Well, Monday looks like another episode of “will they or won’t they?” when it comes to Italy and the closely-watched budget.
A deluge of conciliatory comments out of Italian Finance Minister Giovanni Tria over the weekend are supporting Italian assets across the board to start the week, as Italian stocks surge more than 2%.
Speaking on the sidelines of the Ambrosetti Forum on Sunday, Tria insisted that Italy understands the necessity of slashing its debt burden and ensuring the fiscal situation doesn’t deteriorate. This is part of an ongoing communications effort designed to massage the message this month amid market fears that the populist government’s ambitious reform plans will end up causing the country to run afoul of E.U. budget rules at a time when Deputy PM Matteo Salvini is engaged in a bitter war of words with Brussels over immigration.

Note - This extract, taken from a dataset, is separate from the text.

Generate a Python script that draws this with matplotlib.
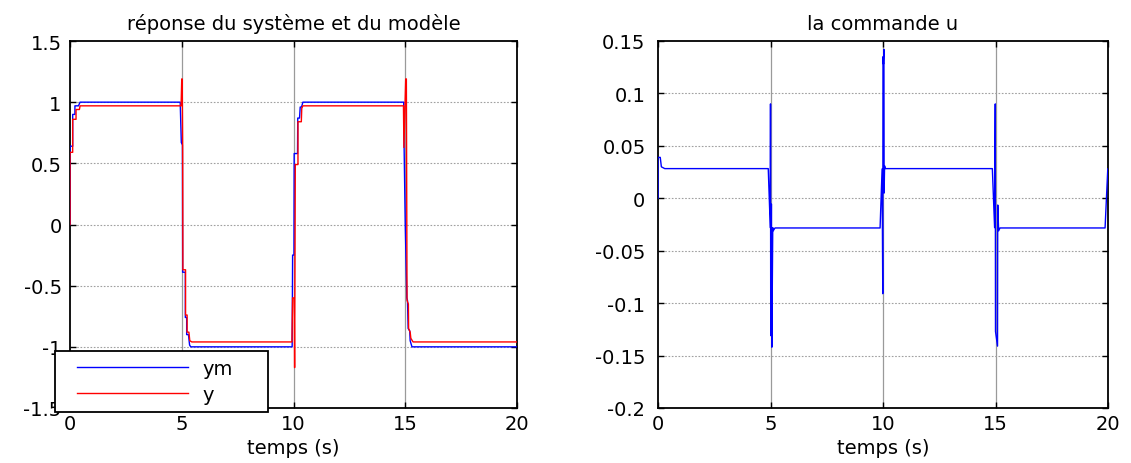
import matplotlib
matplotlib.use("Agg")
import matplotlib.pyplot as plt
from matplotlib.legend_handler import HandlerLine2D

plt.rcParams['font.family'] = ['DejaVu Sans']

# ---------------- data ----------------
t_ym = [0, 0, 0.12, 0.12, 0.22, 0.22, 0.38, 0.45,
        4.93, 4.98, 5.03, 5.04, 5.16, 5.16, 5.22, 5.22, 5.3, 5.35, 5.4,
        9.94, 9.96, 10.02, 10.03, 10.18, 10.19, 10.27, 10.3, 10.36, 10.42,
        14.93, 14.95, 15.0, 15.07, 15.1, 15.13, 15.2, 15.22, 15.3, 20.0]
ym = [0, 0.64, 0.64, 0.9, 0.9, 0.97, 0.97, 1.0,
      1.0, 0.67, 0.65, -0.39, -0.39, -0.76, -0.76, -0.9, -0.9, -0.985, -1.0,
      -1.0, -0.25, -0.25, 0.58, 0.58, 0.87, 0.87, 0.96, 0.96, 1.0,
      1.0, 0.62, 0.0, -0.6, -0.62, -0.85, -0.87, -0.95, -1.0, -1.0]

t_y = [0, 0, 0.12, 0.12, 0.27, 0.27, 0.42, 0.45,
       4.93, 4.97, 5.0, 5.02, 5.04, 5.05, 5.17, 5.17, 5.24, 5.24, 5.32, 5.36, 5.45,
       9.93, 9.96, 10.03, 10.05, 10.08, 10.2, 10.2, 10.35, 10.37, 10.42,
       14.92, 14.94, 15.02, 15.05, 15.07, 15.08, 15.14, 15.15, 15.22, 15.25, 15.35, 20.0]
y = [0, 0.59, 0.59, 0.86, 0.86, 0.94, 0.94, 0.97,
     0.97, 0.97, 1.19, 1.19, 0.64, -0.37, -0.37, -0.74, -0.74, -0.88, -0.88, -0.95, -0.96,
     -0.96, -0.6, -0.6, -1.17, 0.49, 0.49, 0.84, 0.84, 0.95, 0.97,
     0.97, 0.63, 1.19, 1.19, 0.0, -0.62, -0.65, -0.85, -0.88, -0.93, -0.96, -0.96]

t_u = [0, 0, 0.1, 0.15, 0.3,
       4.9, 4.99, 5.0, 5.01, 5.04, 5.06, 5.1, 5.12, 5.2,
       9.87, 9.96, 9.99, 10.0, 10.02, 10.04, 10.05, 10.07, 10.1,
       14.86, 14.96, 14.99, 15.0, 15.09, 15.1, 15.14, 15.2,
       19.87, 19.99]
u = [0, 0.039, 0.039, 0.03, 0.0283,
     0.0283, -0.028, 0.09, -0.131, -0.0055, -0.142, -0.028, -0.031, -0.0283,
     -0.0283, 0.028, -0.091, 0.135, 0.128, 0.142, 0.005, 0.031, 0.0283,
     0.0283, -0.028, 0.09, -0.127, -0.141, -0.0064, -0.031, -0.0283,
     -0.0283, 0.028]

xticks = [0, 5, 10, 15, 20]
yticks_left = [-1.5, -1, -0.5, 0, 0.5, 1, 1.5]
ylabels_left = ['-1.5', '-1', '-0.5', '0', '0.5', '1', '1.5']
yticks_right = [-0.2, -0.15, -0.1, -0.05, 0, 0.05, 0.1, 0.15]
ylabels_right = ['-0.2', '-0.15', '-0.1', '-0.05', '0', '0.05', '0.1', '0.15']

title_left = "réponse du système et du modèle"
title_right = "la commande u"
xlabel = "temps (s)"

FS = 14

# ---------------- figure ----------------
W, H = 1131, 464
fig = plt.figure(figsize=(W / 100, H / 100), dpi=100)
ax1 = fig.add_axes([70 / W, 1 - 409 / H, 447 / W, 367 / H])
ax2 = fig.add_axes([658 / W, 1 - 409 / H, 450 / W, 367 / H])


def style(ax, yt, yl, ylim, ypad):
    ax.set_xlim(0, 20)
    ax.set_ylim(*ylim)
    ax.set_xticks(xticks)
    ax.set_xticklabels([str(v) for v in xticks])
    ax.set_yticks(yt)
    ax.set_yticklabels(yl)
    for v in xticks[1:-1]:
        ax.axvline(v, color='#9a9a9a', lw=0.9, zorder=0)
    for v in yt[1:-1]:
        ax.axhline(v, color='#a0a0a0', lw=0.8, ls=(0, (1.5, 1.5)), zorder=0)
    ax.tick_params(direction='in', top=True, right=True, length=4, width=1,
                   labelsize=FS, colors='black')
    ax.tick_params(axis='x', pad=4)
    ax.tick_params(axis='y', pad=ypad)
    for s in ax.spines.values():
        s.set_linewidth(1.3)
        s.set_color('black')
    ax.set_xlabel(xlabel, fontsize=FS, labelpad=4)


ax1.plot(t_ym, ym, color='#0000ff', lw=1.0, label='ym', zorder=3)
ax1.plot(t_y, y, color='#ff0000', lw=1.0, label='y', zorder=4)
style(ax1, yticks_left, ylabels_left, (-1.5, 1.5), 6)
ax1.set_title(title_left, fontsize=FS, pad=9)

ax2.plot(t_u, u, color='#0000ff', lw=1.0, zorder=3)
style(ax2, yticks_right, ylabels_right, (-0.2, 0.15), 9)
ax2.set_title(title_right, fontsize=FS, pad=9)

fs_px = FS * 100 / 72.0
leg = ax1.legend(loc='lower left', bbox_to_anchor=(55 / W, 1 - 413 / H, 213 / W, 61 / H),
                 bbox_transform=fig.transFigure, mode='expand', borderaxespad=0,
                 fontsize=FS, handlelength=(111 + 14) / fs_px, handletextpad=14 / fs_px,
                 borderpad=8 / fs_px, labelspacing=0.36, fancybox=False,
                 framealpha=1, edgecolor='black',
                 handler_map={plt.Line2D: HandlerLine2D(xpad=14 / fs_px)})
leg.get_frame().set_linewidth(1.3)
leg.set_zorder(10)

fig.savefig('out.png', dpi=100)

The government, Tria promised, is cognizant of the market’s concerns.
The beleaguered FTSE Italia All-Share Banks Sector Index (which was down more than 30% from this years highs at one point after falling off a cliff during the May turmoil) jumped more than 4% on Monday:
10Y year yields for Italy fell 9bps to start the week.
And the BTP-bund spread has come in materially from the local wides.
This is all welcome news and comes days ahead of the ECB meeting where Mario Draghi will doubtlessly be asked about the situation in Italy. Generally speaking, the prospect of ballooning the deficit at a time when yields are rising is a terrible idea (although Donald Trump apparently doesn’t think so), which explains why the market is so concerned about the budget and, more to the point, about the conflicting messages from Tria and Salvini.
For their part, JPMorgan notes that it looks like BTP shorts are being unwound. Earlier this month, the bank suggested that based on their proxy for speculative positioning, folks were getting pretty unnerved about the prospect of a budget battle with Brussels. In a note dated Friday, they’ve updated that analysis to take account of a sharp rally in BTPs over the past week.
“Open interest declined sharply as market participants appeared to have used the futures roll as an opportunity to take profit on bearish positions rather than rolling them on to Dec18 contracts [and] this has seen a sharp reduction in bearish BTP exposure that unwound the shorts that built up during August, but not the build-up of shorts that took place during June”, the bank’s Nikolaos Panigirtzoglou writes, adding that although “speculative investors likely remain net short, given the markedly less confrontational tone in official statements and media reports pointing to tighter fiscal deficit targets than feared by investors in recent weeks, an unwind of remaining short exposure could provide some further support to Italian government bonds.”
Meanwhile, Morgan Stanley thinks it might be time to “bargain” hunt in Italian stocks, which the bank says are “unduly cheap relative to BTP spreads”.
So, who wants to catch a falling knife and bet that the populists won’t blow up the budget?